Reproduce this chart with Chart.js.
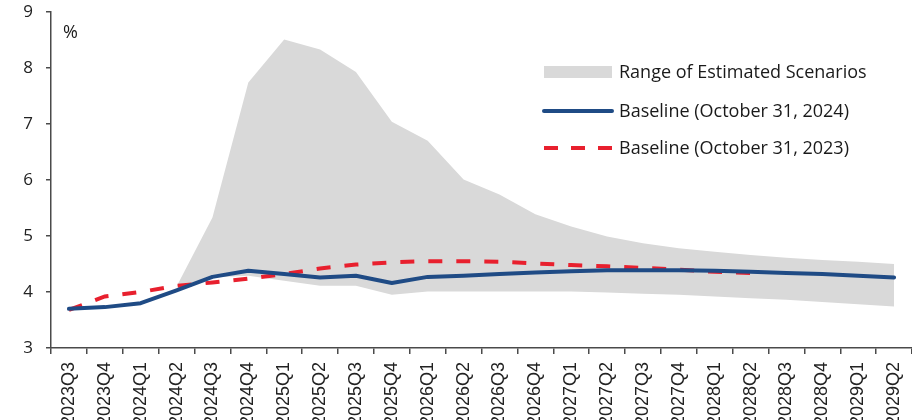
<!DOCTYPE html>
<html>
<head>
<meta charset="utf-8">
<script src="https://cdn.jsdelivr.net/npm/chart.js@4/dist/chart.umd.min.js"></script>
<style>
  html, body { margin: 0; padding: 0; background: #fff; overflow: hidden; }
  #wrap { position: relative; width: 912px; height: 420px; overflow: hidden; }
  #c { position: absolute; left: 0; top: 0; }
  .lg { position: absolute; font-family: "Open Sans", "Noto Sans", sans-serif; font-size: 18px; color: #1a1a1a; height: 22px; line-height: 22px; white-space: nowrap; }
  .unit { position: absolute; left: 63px; top: 19px; font-family: "Open Sans", "Noto Sans", sans-serif; font-size: 18px; color: #1a1a1a; }
</style>
</head>
<body>
<div id="wrap">
  <canvas id="c" width="912" height="420"></canvas>
  <div class="unit">%</div>
  <div style="position:absolute;left:544px;top:66px;width:68px;height:12px;background:#d9d9d9;"></div>
  <div class="lg" style="left:619px;top:60px;">Range of Estimated Scenarios</div>
  <svg style="position:absolute;left:540px;top:103px;" width="76" height="16">
    <line x1="4" y1="8" x2="72" y2="8" stroke="#1f4b85" stroke-width="4" stroke-linecap="round"/>
  </svg>
  <div class="lg" style="left:619px;top:99px;">Baseline (October 31, 2024)</div>
  <svg style="position:absolute;left:540px;top:140px;" width="76" height="16">
    <line x1="4" y1="8" x2="72" y2="8" stroke="#e8202e" stroke-width="4" stroke-dasharray="14 13"/>
  </svg>
  <div class="lg" style="left:619px;top:136px;">Baseline (October 31, 2023)</div>
</div>
<script>
const categories = ['2023Q3','2023Q4','2024Q1','2024Q2','2024Q3','2024Q4','2025Q1','2025Q2','2025Q3','2025Q4','2026Q1','2026Q2','2026Q3','2026Q4','2027Q1','2027Q2','2027Q3','2027Q4','2028Q1','2028Q2','2028Q3','2028Q4','2029Q1','2029Q2'];
const baseline2024 = [3.70,3.73,3.80,4.03,4.27,4.38,4.32,4.26,4.29,4.16,4.27,4.29,4.32,4.35,4.37,4.39,4.39,4.39,4.38,4.36,4.34,4.32,4.29,4.26];
const baseline2023 = [3.68,3.92,4.00,4.11,4.17,4.24,4.32,4.42,4.49,4.53,4.55,4.55,4.54,4.51,4.48,4.46,4.43,4.40,4.36,4.34,null,null,null,null];
const rangeLow  = [3.70,3.73,3.80,4.10,4.26,4.29,4.20,4.11,4.11,3.95,4.01,4.01,4.01,4.01,4.01,3.99,3.97,3.95,3.92,3.89,3.86,3.82,3.78,3.74];
const rangeHigh = [3.70,3.73,3.80,4.10,5.33,7.74,8.51,8.33,7.93,7.04,6.70,6.01,5.74,5.39,5.17,4.99,4.87,4.78,4.72,4.66,4.61,4.57,4.54,4.50];
const yTicks = [3,4,5,6,7,8,9];

const axisColor = '#4a4a4a';
new Chart(document.getElementById('c'), {
  type: 'line',
  data: {
    labels: categories,
    datasets: [
      { label: 'Baseline (October 31, 2024)', data: baseline2024, borderColor: '#1f4b85', borderWidth: 4, pointRadius: 0, tension: 0, borderCapStyle: 'round', borderJoinStyle: 'round', fill: false },
      { label: 'Baseline (October 31, 2023)', data: baseline2023, borderColor: '#e8202e', borderWidth: 4, borderDash: [14, 14], pointRadius: 0, tension: 0, fill: false },
      { label: 'low', data: rangeLow, borderWidth: 0, borderColor: 'rgba(0,0,0,0)', pointRadius: 0, tension: 0, fill: false },
      { label: 'Range of Estimated Scenarios', data: rangeHigh, borderWidth: 0, borderColor: 'rgba(0,0,0,0)', backgroundColor: '#d9d9d9', pointRadius: 0, tension: 0, fill: '-1' }
    ]
  },
  options: {
    responsive: false,
    animation: false,
    events: [],
    layout: { padding: { left: 0, right: 0, top: 12, bottom: 0 } },
    plugins: { legend: { display: false }, tooltip: { enabled: false } },
    scales: {
      x: {
        type: 'category',
        offset: true,
        grid: { display: true, offset: true, drawOnChartArea: false, drawTicks: true, tickLength: 6, color: axisColor, lineWidth: 1.5 },
        border: { display: true, color: axisColor, width: 1.5 },
        ticks: { autoSkip: false, minRotation: 90, maxRotation: 90, padding: 8, color: '#222', font: { family: 'Liberation Sans', size: 18 } },
        afterFit: (s) => { s.height = 72; s.paddingLeft = 0; s.paddingRight = 0; }
      },
      y: {
        min: 3, max: 9,
        afterBuildTicks: (s) => { s.ticks = yTicks.map(v => ({ value: v })); },
        grid: { display: true, drawOnChartArea: false, drawTicks: true, tickLength: 5, color: axisColor, lineWidth: 1.5 },
        border: { display: true, color: axisColor, width: 1.5 },
        ticks: { padding: 13, color: '#222', font: { family: 'Open Sans', size: 17 } },
        afterFit: (s) => { s.width = 51; s.paddingTop = 0; s.paddingBottom = 0; }
      }
    }
  }
});
</script>
</body>
</html>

### WORK TO BE COMPLETED
Transcribe all the data word for word; the images stay out.

### RESULT
Reproduce this chart with Chart.js.
<!DOCTYPE html>
<html>
<head>
<meta charset="utf-8">
<script src="https://cdn.jsdelivr.net/npm/chart.js@4/dist/chart.umd.min.js"></script>
<style>
  html, body { margin: 0; padding: 0; background: #fff; overflow: hidden; }
  #wrap { position: relative; width: 912px; height: 420px; overflow: hidden; }
  #c { position: absolute; left: 0; top: 0; }
  .lg { position: absolute; font-family: "Open Sans", "Noto Sans", sans-serif; font-size: 18px; color: #1a1a1a; height: 22px; line-height: 22px; white-space: nowrap; }
  .unit { position: absolute; left: 63px; top: 19px; font-family: "Open Sans", "Noto Sans", sans-serif; font-size: 18px; color: #1a1a1a; }
</style>
</head>
<body>
<div id="wrap">
  <canvas id="c" width="912" height="420"></canvas>
  <div class="unit">%</div>
  <div style="position:absolute;left:544px;top:66px;width:68px;height:12px;background:#d9d9d9;"></div>
  <div class="lg" style="left:619px;top:60px;">Range of Estimated Scenarios</div>
  <svg style="position:absolute;left:540px;top:103px;" width="76" height="16">
    <line x1="4" y1="8" x2="72" y2="8" stroke="#1f4b85" stroke-width="4" stroke-linecap="round"/>
  </svg>
  <div class="lg" style="left:619px;top:99px;">Baseline (October 31, 2024)</div>
  <svg style="position:absolute;left:540px;top:140px;" width="76" height="16">
    <line x1="4" y1="8" x2="72" y2="8" stroke="#e8202e" stroke-width="4" stroke-dasharray="14 13"/>
  </svg>
  <div class="lg" style="left:619px;top:136px;">Baseline (October 31, 2023)</div>
</div>
<script>
const categories = ['2023Q3','2023Q4','2024Q1','2024Q2','2024Q3','2024Q4','2025Q1','2025Q2','2025Q3','2025Q4','2026Q1','2026Q2','2026Q3','2026Q4','2027Q1','2027Q2','2027Q3','2027Q4','2028Q1','2028Q2','2028Q3','2028Q4','2029Q1','2029Q2'];
const baseline2024 = [3.70,3.73,3.80,4.03,4.27,4.38,4.32,4.26,4.29,4.16,4.27,4.29,4.32,4.35,4.37,4.39,4.39,4.39,4.38,4.36,4.34,4.32,4.29,4.26];
const baseline2023 = [3.68,3.92,4.00,4.11,4.17,4.24,4.32,4.42,4.49,4.53,4.55,4.55,4.54,4.51,4.48,4.46,4.43,4.40,4.36,4.34,null,null,null,null];
const rangeLow  = [3.70,3.73,3.80,4.10,4.26,4.29,4.20,4.11,4.11,3.95,4.01,4.01,4.01,4.01,4.01,3.99,3.97,3.95,3.92,3.89,3.86,3.82,3.78,3.74];
const rangeHigh = [3.70,3.73,3.80,4.10,5.33,7.74,8.51,8.33,7.93,7.04,6.70,6.01,5.74,5.39,5.17,4.99,4.87,4.78,4.72,4.66,4.61,4.57,4.54,4.50];
const yTicks = [3,4,5,6,7,8,9];

const axisColor = '#4a4a4a';
new Chart(document.getElementById('c'), {
  type: 'line',
  data: {
    labels: categories,
    datasets: [
      { label: 'Baseline (October 31, 2024)', data: baseline2024, borderColor: '#1f4b85', borderWidth: 4, pointRadius: 0, tension: 0, borderCapStyle: 'round', borderJoinStyle: 'round', fill: false },
      { label: 'Baseline (October 31, 2023)', data: baseline2023, borderColor: '#e8202e', borderWidth: 4, borderDash: [14, 14], pointRadius: 0, tension: 0, fill: false },
      { label: 'low', data: rangeLow, borderWidth: 0, borderColor: 'rgba(0,0,0,0)', pointRadius: 0, tension: 0, fill: false },
      { label: 'Range of Estimated Scenarios', data: rangeHigh, borderWidth: 0, borderColor: 'rgba(0,0,0,0)', backgroundColor: '#d9d9d9', pointRadius: 0, tension: 0, fill: '-1' }
    ]
  },
  options: {
    responsive: false,
    animation: false,
    events: [],
    layout: { padding: { left: 0, right: 0, top: 12, bottom: 0 } },
    plugins: { legend: { display: false }, tooltip: { enabled: false } },
    scales: {
      x: {
        type: 'category',
        offset: true,
        grid: { display: true, offset: true, drawOnChartArea: false, drawTicks: true, tickLength: 6, color: axisColor, lineWidth: 1.5 },
        border: { display: true, color: axisColor, width: 1.5 },
        ticks: { autoSkip: false, minRotation: 90, maxRotation: 90, padding: 8, color: '#222', font: { family: 'Liberation Sans', size: 18 } },
        afterFit: (s) => { s.height = 72; s.paddingLeft = 0; s.paddingRight = 0; }
      },
      y: {
        min: 3, max: 9,
        afterBuildTicks: (s) => { s.ticks = yTicks.map(v => ({ value: v })); },
        grid: { display: true, drawOnChartArea: false, drawTicks: true, tickLength: 5, color: axisColor, lineWidth: 1.5 },
        border: { display: true, color: axisColor, width: 1.5 },
        ticks: { padding: 13, color: '#222', font: { family: 'Open Sans', size: 17 } },
        afterFit: (s) => { s.width = 51; s.paddingTop = 0; s.paddingBottom = 0; }
      }
    }
  }
});
</script>
</body>
</html>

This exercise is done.